Dopo aver aperto un piccolo caffè nel 1986, nel 1988 Khodorkovsky era già al comando di un business di import-export che fatturava circa 10 milioni di dollari all’anno. Grazie a questa “solida base finanziaria”, Khodorkovsky poteva così fondare una sua banca privata, la Bank Menatep, che in pochi anni sarebbe diventata un potente strumento di traffico monetario di ogni tipo, nazionale ed internazionale.
Ma Khodorkovsky non era certo un avido senza cuore, e non appena ebbe queste disponibilità finanziarie volle indirizzarne una parte verso diverse opere filantropiche, come centri di formazione per insegnanti, scavi archeologici, scambi culturali, e naturalmente tante scuole per bambini orfani.
Conobbe così anche molti altri filantropi in tutto il mondo.
Nel frattempo il crollo del sistema aveva dato il via libera alle privatizzazioni, e nel 1996 il Group Menatep riuscì ad impadronirsi del 90% della Yukos, la società petrolifera nazionale il cui valore in quel momento aveva raggiunto – casualmente - i minimi storici. Pagata la miseria di 300 milioni di dollari, nell’arco di pochi anni la Yukos avrebbe raggiunto un valore stimato di 20 miliardi di dollari, facendo di Khodorkovsky l’uomo più ricco della Russia, e il 16° uomo più ricco del mondo, secondo la classifica di Forbes.
Visto che bello, il libero mercato? Visto cosa si può fare, se davvero “hai le palle” per rischiare al momento giusto, se davvero credi alle regole del capitalismo, e sai investire oculatamente i tuoi averi? Altro che comunismo! Questa sì che è vita, questa sì che è libertà!

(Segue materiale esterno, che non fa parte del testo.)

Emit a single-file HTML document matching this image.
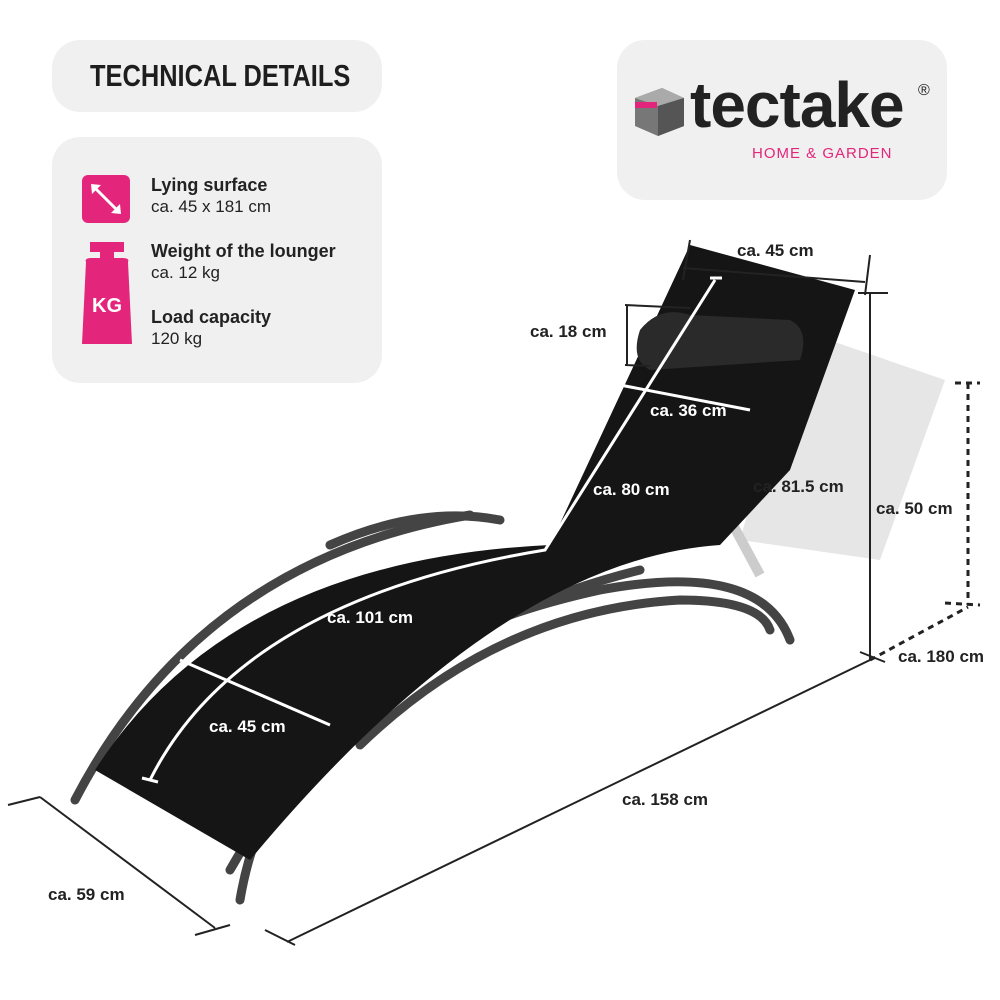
<!DOCTYPE html>
<html><head><meta charset="utf-8"><style>
html,body{margin:0;padding:0;background:#fff;}
body{width:1000px;height:1000px;position:relative;overflow:hidden;font-family:"Liberation Sans",sans-serif;}
.box{position:absolute;background:#f0f0f0;border-radius:28px;}
.t{position:absolute;color:#222;font-size:17px;line-height:21px;}
.t b{font-weight:bold;font-size:18px;}
</style></head><body>
<div class="box" style="left:52px;top:40px;width:330px;height:72px;"></div>
<div style="position:absolute;left:90px;top:58px;font-size:31px;font-weight:bold;color:#1e1e1e;transform:scaleX(0.82);transform-origin:left;">TECHNICAL DETAILS</div>
<div class="box" style="left:52px;top:137px;width:330px;height:246px;"></div>
<div style="position:absolute;left:82px;top:175px;width:48px;height:48px;background:#e3257b;border-radius:6px;"></div>
<svg style="position:absolute;left:82px;top:175px" width="48" height="48"><path d="M11 11 L37 37" stroke="#fff" stroke-width="3"/><path d="M9 9 L19 10 L10 19Z M39 39 L29 38 L38 29Z" fill="#fff"/></svg>
<svg style="position:absolute;left:80px;top:240px" width="56" height="110"><rect x="10" y="2" width="34" height="10" fill="#e3257b"/><rect x="20" y="10" width="14" height="8" fill="#e3257b"/><path d="M6 22 Q4 18 12 18 L42 18 Q50 18 48 22 L52 104 L2 104Z" fill="#e3257b"/><text x="27" y="72" text-anchor="middle" fill="#fff" font-family="Liberation Sans" font-weight="bold" font-size="20">KG</text></svg>
<div class="t" style="left:151px;top:175px"><b>Lying surface</b><br>ca. 45 x 181 cm</div>
<div class="t" style="left:151px;top:241px"><b>Weight of the lounger</b><br>ca. 12 kg</div>
<div class="t" style="left:151px;top:307px"><b>Load capacity</b><br>120 kg</div>
<div class="box" style="left:617px;top:40px;width:330px;height:160px;"></div>
<svg style="position:absolute;left:632px;top:84px" width="56" height="56"><path d="M3 14 L30 4 L52 14 L52 42 L26 52 L3 42Z" fill="#777"/><path d="M3 14 L30 4 L52 14 L26 22Z" fill="#aaa"/><path d="M26 22 L52 14 L52 42 L26 52Z" fill="#555"/><rect x="3" y="18" width="22" height="6" fill="#e3257b"/></svg>
<div style="position:absolute;left:690px;top:68px;font-size:64px;font-weight:bold;color:#222;letter-spacing:-1px;">tectake</div>
<div style="position:absolute;left:918px;top:82px;font-size:16px;color:#222;">®</div>
<div style="position:absolute;left:752px;top:145px;font-size:15px;color:#e3257b;letter-spacing:1px;">HOME &amp; GARDEN</div>

<svg style="position:absolute;left:0;top:0" width="1000" height="1000" font-family="Liberation Sans" font-weight="bold" font-size="17">
<path d="M800 330 L945 380 L880 560 L740 540Z" fill="#e6e6e6"/>
<path d="M725 510 L760 575" stroke="#ccc" stroke-width="10"/>
<g fill="none" stroke="#444" stroke-width="9" stroke-linecap="round">
<path d="M75 800 Q200 560 470 515"/>
<path d="M240 900 Q280 660 600 590 Q760 560 790 640"/>
<path d="M230 870 Q360 640 640 570"/>
<path d="M360 745 Q500 610 680 600 Q760 600 770 630"/>
<path d="M330 545 Q420 505 500 520"/>
</g>
<path d="M95 770 Q230 560 550 545 L690 245 L855 290 L790 470 L720 545 Q500 560 250 860 Z" fill="#151515"/>
<path d="M640 330 Q660 305 690 315 L790 320 Q810 330 800 360 L650 370 Q630 360 640 330Z" fill="#2a2a2a"/>
<g stroke="#fff" stroke-width="3" fill="none">
<path d="M150 780 Q240 600 545 550 L715 280"/>
<path d="M180 660 L330 725"/>
<path d="M620 385 L750 410"/>
<path d="M710 278 L722 278 M142 778 L158 782"/>
</g>
<g stroke="#222" stroke-width="2" fill="none">
<path d="M683 268 L865 282 M690 240 L683 280 M870 255 L865 295"/>
<path d="M625 305 L690 308 M625 365 L650 366 M627 305 L627 365"/>
<path d="M858 293 L888 293 M870 293 L870 660 M860 652 L885 662"/>
<path d="M8 805 L40 797 M40 797 L215 928 M195 935 L230 925"/>
<path d="M287 942 L870 660 M265 930 L295 945"/>
</g>
<g stroke="#222" stroke-width="3" fill="none" stroke-dasharray="6 5">
<path d="M968 383 L968 605 M955 383 L980 383 M945 603 L980 605"/>
<path d="M870 660 L968 607"/>
</g>
<g fill="#222">
<text x="737" y="256">ca. 45 cm</text>
<text x="530" y="337">ca. 18 cm</text>
<text x="753" y="492">ca. 81.5 cm</text>
<text x="876" y="514">ca. 50 cm</text>
<text x="898" y="662">ca. 180 cm</text>
<text x="622" y="805">ca. 158 cm</text>
<text x="48" y="900">ca. 59 cm</text>
</g>
<g fill="#fff">
<text x="650" y="416">ca. 36 cm</text>
<text x="593" y="495">ca. 80 cm</text>
<text x="327" y="623">ca. 101 cm</text>
<text x="209" y="732">ca. 45 cm</text>
</g>
</svg>
</body></html>
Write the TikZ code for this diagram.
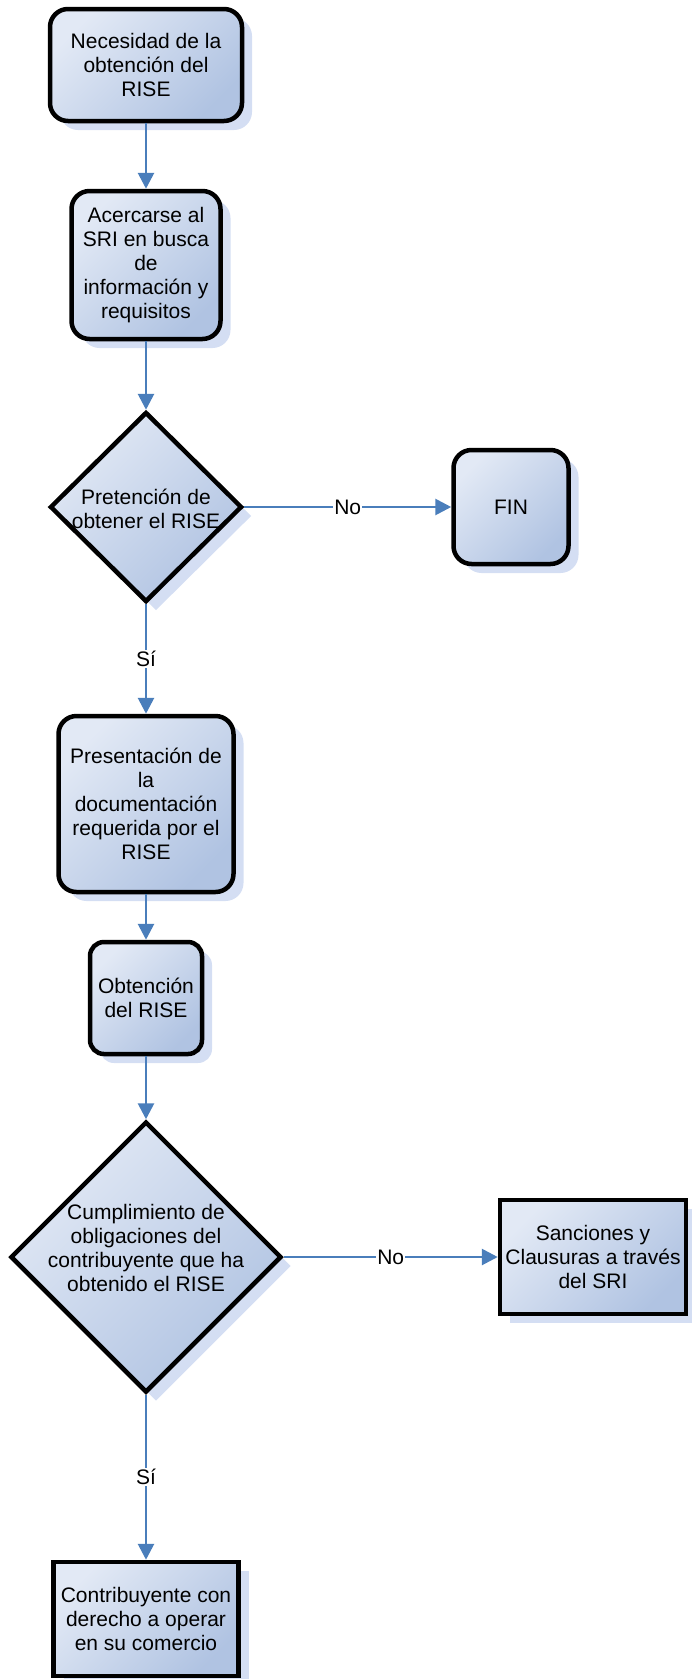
\documentclass[tikz,border=0pt]{standalone}
\usepackage{fontspec}
\setmainfont{Liberation Sans}
\usetikzlibrary{shapes.geometric,arrows.meta,shadows}
\definecolor{lightfill}{RGB}{226,233,245}
\definecolor{darkfill}{RGB}{176,195,226}
\definecolor{shadowc}{RGB}{212,222,243}
\definecolor{conn}{RGB}{74,126,187}
\tikzset{
  base/.style={draw=black, line width=4.5pt, top color=lightfill, bottom color=darkfill, shading angle=45,
    drop shadow={shadow xshift=10pt, shadow yshift=-9pt, fill=shadowc, opacity=1},
    align=center, font=\fontsize{21}{24}\selectfont, inner sep=0pt},
  rbox/.style={base, rectangle, rounded corners=18pt},
  sbox/.style={base, rectangle},
  dia/.style={base, diamond, aspect=1},
  txt/.style={align=center, font=\fontsize{21}{24}\selectfont, inner sep=0pt},
  conn/.style={draw=conn, line width=2.8pt, -{Triangle[length=16pt,width=16pt]}},
  lab/.style={fill=white, inner sep=1pt, font=\fontsize{21}{24}\selectfont}
}
\begin{document}
\begin{tikzpicture}[x=1pt,y=-1pt]
\useasboundingbox (0,0) rectangle (692,1679);
\node[rbox, minimum width=192pt, minimum height=112pt] (b1) at (146,65) {Necesidad de la\\obtención del\\RISE};
\node[rbox, minimum width=149pt, minimum height=148pt] (b2) at (146,265) {Acercarse al\\SRI en busca\\de\\información y\\requisitos};
\node[dia, minimum width=192pt, minimum height=190pt] (d1) at (146,507) {};
\node[txt] (d1t) at (146,509) {Pretención de\\obtener el RISE};
\node[rbox, minimum width=115pt, minimum height=114pt] (fin) at (511,507) {FIN};
\node[rbox, minimum width=175pt, minimum height=176pt] (b3) at (146,804) {Presentación de\\la\\documentación\\requerida por el\\RISE};
\node[rbox, rounded corners=14pt, minimum width=112pt, minimum height=112pt] (b4) at (146,998) {Obtención\\del RISE};
\node[dia, minimum width=271pt, minimum height=271pt] (d2) at (146,1257) {};
\node[txt] (d2t) at (146,1248) {Cumplimiento de\\obligaciones del\\contribuyente que ha\\obtenido el RISE};
\node[sbox, minimum width=186pt, minimum height=114pt] (san) at (593,1257) {Sanciones y\\Clausuras a través\\del SRI};
\node[sbox, minimum width=185pt, minimum height=114pt] (b6) at (146,1619) {Contribuyente con\\derecho a operar\\en su comercio};

\draw[conn] (b1.south) -- (b2.north);
\draw[conn] (b2.south) -- (d1.north);
\draw[conn] (d1.east) -- node[lab] {No} (fin.west);
\draw[conn] (d1.south) -- node[lab] {Sí} (b3.north);
\draw[conn] (b3.south) -- (b4.north);
\draw[conn] (b4.south) -- (d2.north);
\draw[conn] (d2.east) -- node[lab] {No} (san.west);
\draw[conn] (d2.south) -- node[lab] {Sí} (b6.north);
\end{tikzpicture}
\end{document}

Ma evidentemente chi ha confezionato la leggenda di Khodorkovsky deve essersi dimenticato di qualche piccolo particolare, perchè di colpo nel 2003 ritroviamo il nostro eroe in prigione, accusato di evasione fiscale. Da quel giorno le fortune di Khodorkovsky sono finite, ed è inziato il suo calvario, che dura ancora oggi.
Qualcuno sospetta che questa svolta imprevista sia stata dovuta al fatto che Khodorkovsky avesse annunciato da poco la fusione fra Yukos e Sibneft, il “braccio petrolifero” di quella che oggi è Gazprom, che nel periodo delle privatizzazioni era stata comperata per una miseria ancora maggiore - soltanto 100 milioni di dollari - da Boris Berezovsky, il noto “rifugiato politico” russo che vive oggi sotto la protezione di Sua Maestà d’Inghilterra.
Se la fusione fosse avvenuta, il nuovo gigante petrolifero sarebbe diventato la seconda potenza mondiale nella produzione di greggio, dopo la Exxon-Mobil. E pare che Khodorkovsky in quel periodo avesse anche trattato la vendita delle sue quote di Yukos proprio alla Exxon-Mobil. Tutto questo avrebbe fatto scattare – sempre secondo i maligni – la rabbia di Putin, che sarebbe ricorso alle “vie legali“ per togliere di mezzo una volta per sempre il pericoloso Khodorkovsky, facendo saltare nel frattempo la fusione fra Yukos e Sibneft. Sarà anche un fetente, questo Putin, ma magari qualche sentimento di nazionalismo in lui sarà pure rimasto, dopotutto.
Va bene, direte voi, il ragionamento può anche stare in piedi, ma tutto questo è sufficiente a scatenare lo “sdegno” da parte di tutti i più importanti ministri degli esteri dell’Occidente, con la conseguente eco mediatica che ritroviamo oggi su tutte le testate mondiali?
Teoricamente no. Centinaia di russi sono letteralmente scomparsi nel tritacarne delle lotte intestine, dal 1991 ad oggi, e nessuno se ne è mai preoccupato.
Se però ci venisse la curiosità di indagare su chi possano essere stati, nel corso degli anni, i finanziatori occulti di Khodorkovsky, potremmo anche imbatterci in questa
curiosa notizia: subito dopo il suo arresto, avvenuto nel 2003, tutte le azioni della Yukos in suo possesso passarono automaticamente nelle mani di un certo Jacob Rothschild, in base ad un accordo segreto che era stato stipulato in precedenza fra di loro.
Avete visto che cosa può succedere, quando si frequentano i circoli dei filantropi?